From the Portland Tribune, September 20, 2011
OUR COMMENT – The fight for mental health insurance parity never caught our attention because it protects persons who have private health insurance and multiple hospitalizations each year – a minute fraction of those persons with severe and persistent mental illness.
The massive multi-year political capital expended on parity, for the most part, benefited wealthy families with kids in first episodes, and channeled those new patients into a medicalized treatment system often incapable of providing their long-term needs.
Six years ago, Oregon mental health advocates pushed for a parity law that required health insurers to provide the same benefits to patients with mental illness as they gave to patients with physical problems. At the time, health insurers argued that their costs could skyrocket if mental health parity was required.
In 2007, Oregon instituted one of the country’s most ironclad mental health parity laws. And a new study shows that, despite the concerns of insurers, the increased mental health and addiction coverage has resulted in very little increased cost.
The study, published in the September issue of the American Journal of Psychiatry, compared more than 100,000 Oregonians between 2005 and 2008 whose insurance companies were subject to the new parity laws with almost 20,000 who were in self-insured plans, which are not subject to the laws.

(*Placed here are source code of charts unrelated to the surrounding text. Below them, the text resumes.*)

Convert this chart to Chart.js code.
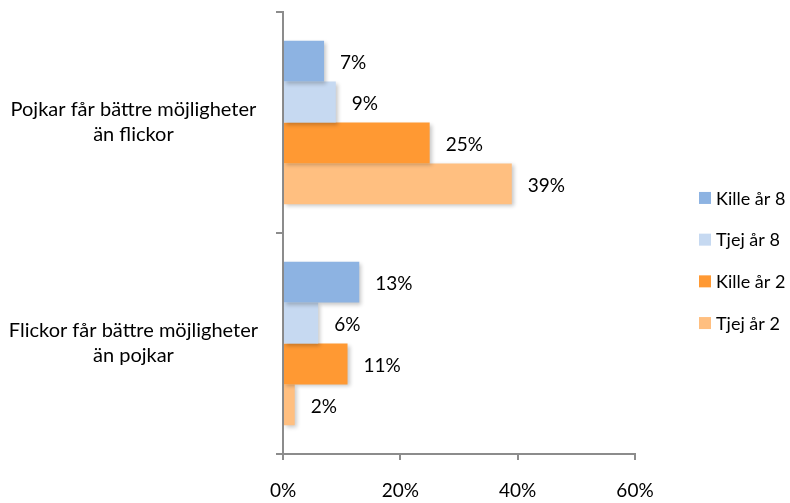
<!DOCTYPE html>
<html lang="sv">
<head>
    <meta charset="UTF-8">
    <title>Möjligheter</title>
    <style>
        html, body { margin: 0; padding: 0; background: #fff; }
        #wrap { width: 790px; height: 503px; }
    </style>
</head>
<body>
    <div id="wrap"><canvas id="myChart" width="790" height="503"></canvas></div>

    <script src="https://cdn.jsdelivr.net/npm/chart.js@4.4.1/dist/chart.umd.min.js"></script>
    <script type="text/javascript">
        // Kategorier (två rader text per kategori)
        const categories = [
            ['Pojkar får bättre möjligheter', 'än flickor'],
            ['Flickor får bättre möjligheter', 'än pojkar']
        ];
        const seriesNames = ['Kille år 8', 'Tjej år 8', 'Kille år 2', 'Tjej år 2'];
        const killeAr8 = [7, 13];
        const tjejAr8 = [9, 6];
        const killeAr2 = [25, 11];
        const tjejAr2 = [39, 2];
        const seriesColors = ['#8DB3E2', '#C6D9F1', '#FF9933', '#FFBF80'];
        const xTicks = [0, 20, 40, 60];

        const axisGrey = '#8C8C8C';
        const font = 'Lato, "Open Sans", sans-serif';

        // Skugga under staplarna
        const shadowPlugin = {
            id: 'shadow',
            beforeDatasetsDraw(chart) {
                const c = chart.ctx;
                c.save();
                c.shadowColor = 'rgba(0,0,0,0.22)';
                c.shadowBlur = 4;
                c.shadowOffsetX = 2;
                c.shadowOffsetY = 2;
            },
            afterDatasetsDraw(chart) {
                chart.ctx.restore();
            }
        };

        // Procentetiketter till höger om staplarna
        const valueLabels = {
            id: 'valueLabels',
            afterDatasetsDraw(chart) {
                const c = chart.ctx;
                c.save();
                c.font = '19px ' + font;
                c.fillStyle = '#000';
                c.textAlign = 'left';
                c.textBaseline = 'middle';
                chart.data.datasets.forEach((ds, i) => {
                    chart.getDatasetMeta(i).data.forEach((bar, j) => {
                        c.fillText(ds.data[j] + '%', bar.x + 16, bar.y + 2);
                    });
                });
                c.restore();
            }
        };

        // Egen förklaring till höger
        const sideLegend = {
            id: 'sideLegend',
            afterDraw(chart) {
                const c = chart.ctx;
                const a = chart.chartArea;
                const x = a.right + 64;
                const mid = (a.top + a.bottom) / 2 + 27.5;
                const step = 41.7;
                c.save();
                c.font = '18px ' + font;
                c.textBaseline = 'middle';
                c.textAlign = 'left';
                chart.data.datasets.forEach((ds, i) => {
                    const y = mid + (i - 1.5) * step;
                    c.fillStyle = ds.backgroundColor;
                    c.fillRect(x, y - 6, 12, 12);
                    c.fillStyle = '#000';
                    c.fillText(ds.label, x + 17, y + 1);
                });
                c.restore();
            }
        };

        const ctx = document.getElementById('myChart');
        const myChart = new Chart(ctx, {
            type: 'bar',
            data: {
                labels: categories,
                datasets: [killeAr8, tjejAr8, killeAr2, tjejAr2].map((d, i) => ({
                    label: seriesNames[i],
                    data: d,
                    backgroundColor: seriesColors[i],
                    borderWidth: 0,
                    categoryPercentage: 0.74,
                    barPercentage: 1.0
                }))
            },
            options: {
                indexAxis: 'y',
                responsive: false,
                animation: false,
                layout: { padding: { top: 12, right: 155, left: 0, bottom: 0 } },
                plugins: {
                    legend: { display: false },
                    tooltip: { enabled: false }
                },
                scales: {
                    x: {
                        min: 0,
                        max: 60,
                        afterBuildTicks(scale) {
                            scale.ticks = xTicks.map(v => ({ value: v }));
                        },
                        afterFit(scale) {
                            scale.height = 49;
                            scale.paddingLeft = 0;
                            scale.paddingRight = 0;
                        },
                        grid: { display: true, drawOnChartArea: false, tickLength: 6, color: axisGrey, lineWidth: 2 },
                        border: { color: axisGrey, width: 2 },
                        ticks: {
                            padding: 19,
                            color: '#000',
                            font: { family: font, size: 19 },
                            callback: v => v + '%'
                        }
                    },
                    y: {
                        afterFit(scale) {
                            scale.width = 283;
                            scale.paddingTop = 0;
                            scale.paddingBottom = 0;
                        },
                        grid: { display: true, drawOnChartArea: false, tickLength: 7, color: axisGrey, lineWidth: 2 },
                        border: { color: axisGrey, width: 2 },
                        ticks: {
                            crossAlign: 'center',
                            padding: 18,
                            color: '#000',
                            font: { family: font, size: 20, lineHeight: 1.25 }
                        }
                    }
                }
            },
            plugins: [shadowPlugin, valueLabels, sideLegend]
        });
    </script>
</body>
</html>
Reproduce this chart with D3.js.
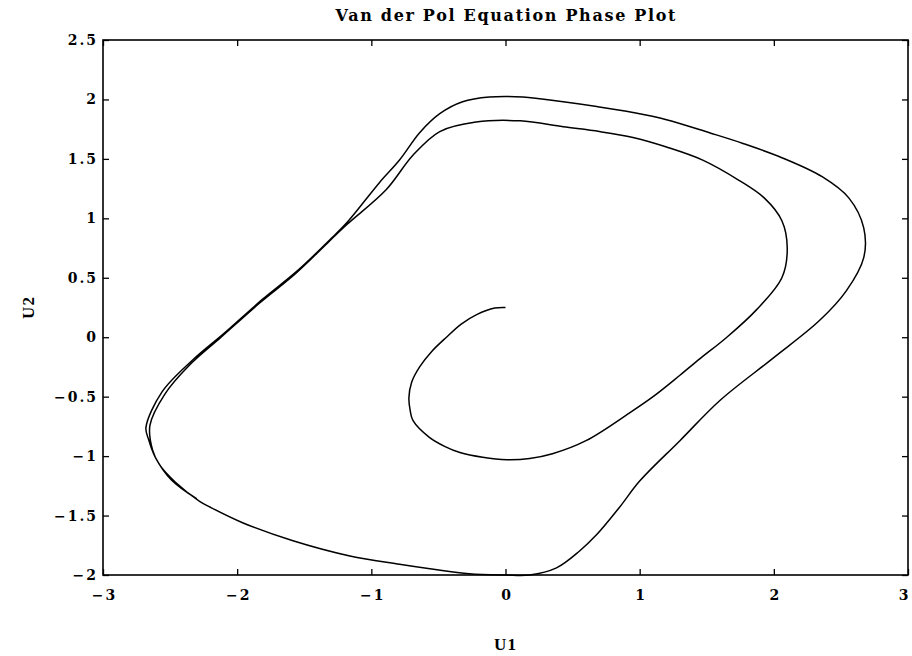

READ – Behavioral Health Insurance Parity: Does Oregon’s Experience Presage the National Experience With the Mental Health Parity and Addiction Equity Act? abstract only
Lead author John McConnell, a health economist at Oregon Health & Science University, says he expected to find that with limits removed, mental health patients would access more care. But that didn’t happen, McConnell says. He found virtually no difference in the health care usage between those who were granted greater coverage versus those who were not covered by the parity law.
That may or may not be good news, McConnell says.
McConnell says there may be a number of explanations why people did not use more mental health services. Some were already getting their needs met before parity was instituted. Before parity, most health insurers allowed a limited number of annual visits to a mental health provider, sometimes a dozen, sometimes as many as 20. For many patients, that was enough, McConnell says.
Some people, McConnell says, might have run into another obstacle: a growing shortage of mental health providers, including an acute local shortage of child psychiatrists.
Others, McConnell says, still won’t access mental health care because of personal or cultural reasons.
“The good news is for people who have wanted better parity and who have advocated for a national parity law, this doesn’t look like it’s going to break the bank,” McConnell says. “The bad news is, maybe (parity) isn’t really the panacea for removing some of the stigmatization around behavioral health care. We know there’s a lot of unmet need out there.”
In the end, McConnell says, parity mostly affects a small group of patients who need long-term outpatient treatment. He estimates that to be about 5 percent of all mental health patients.
McConnell says his study should put at ease those concerned about a federal mental health parity act that resembles Oregon’s and went into effect in October 2009.
Chris Bouneff, executive director of the Oregon chapter of the National Alliance on Mental Illness, says McConnell’s study confirms what mental health advocates had been saying all along.
“The vast majority of people who have mental health needs, it’s going to be very short term,” Bouneff says.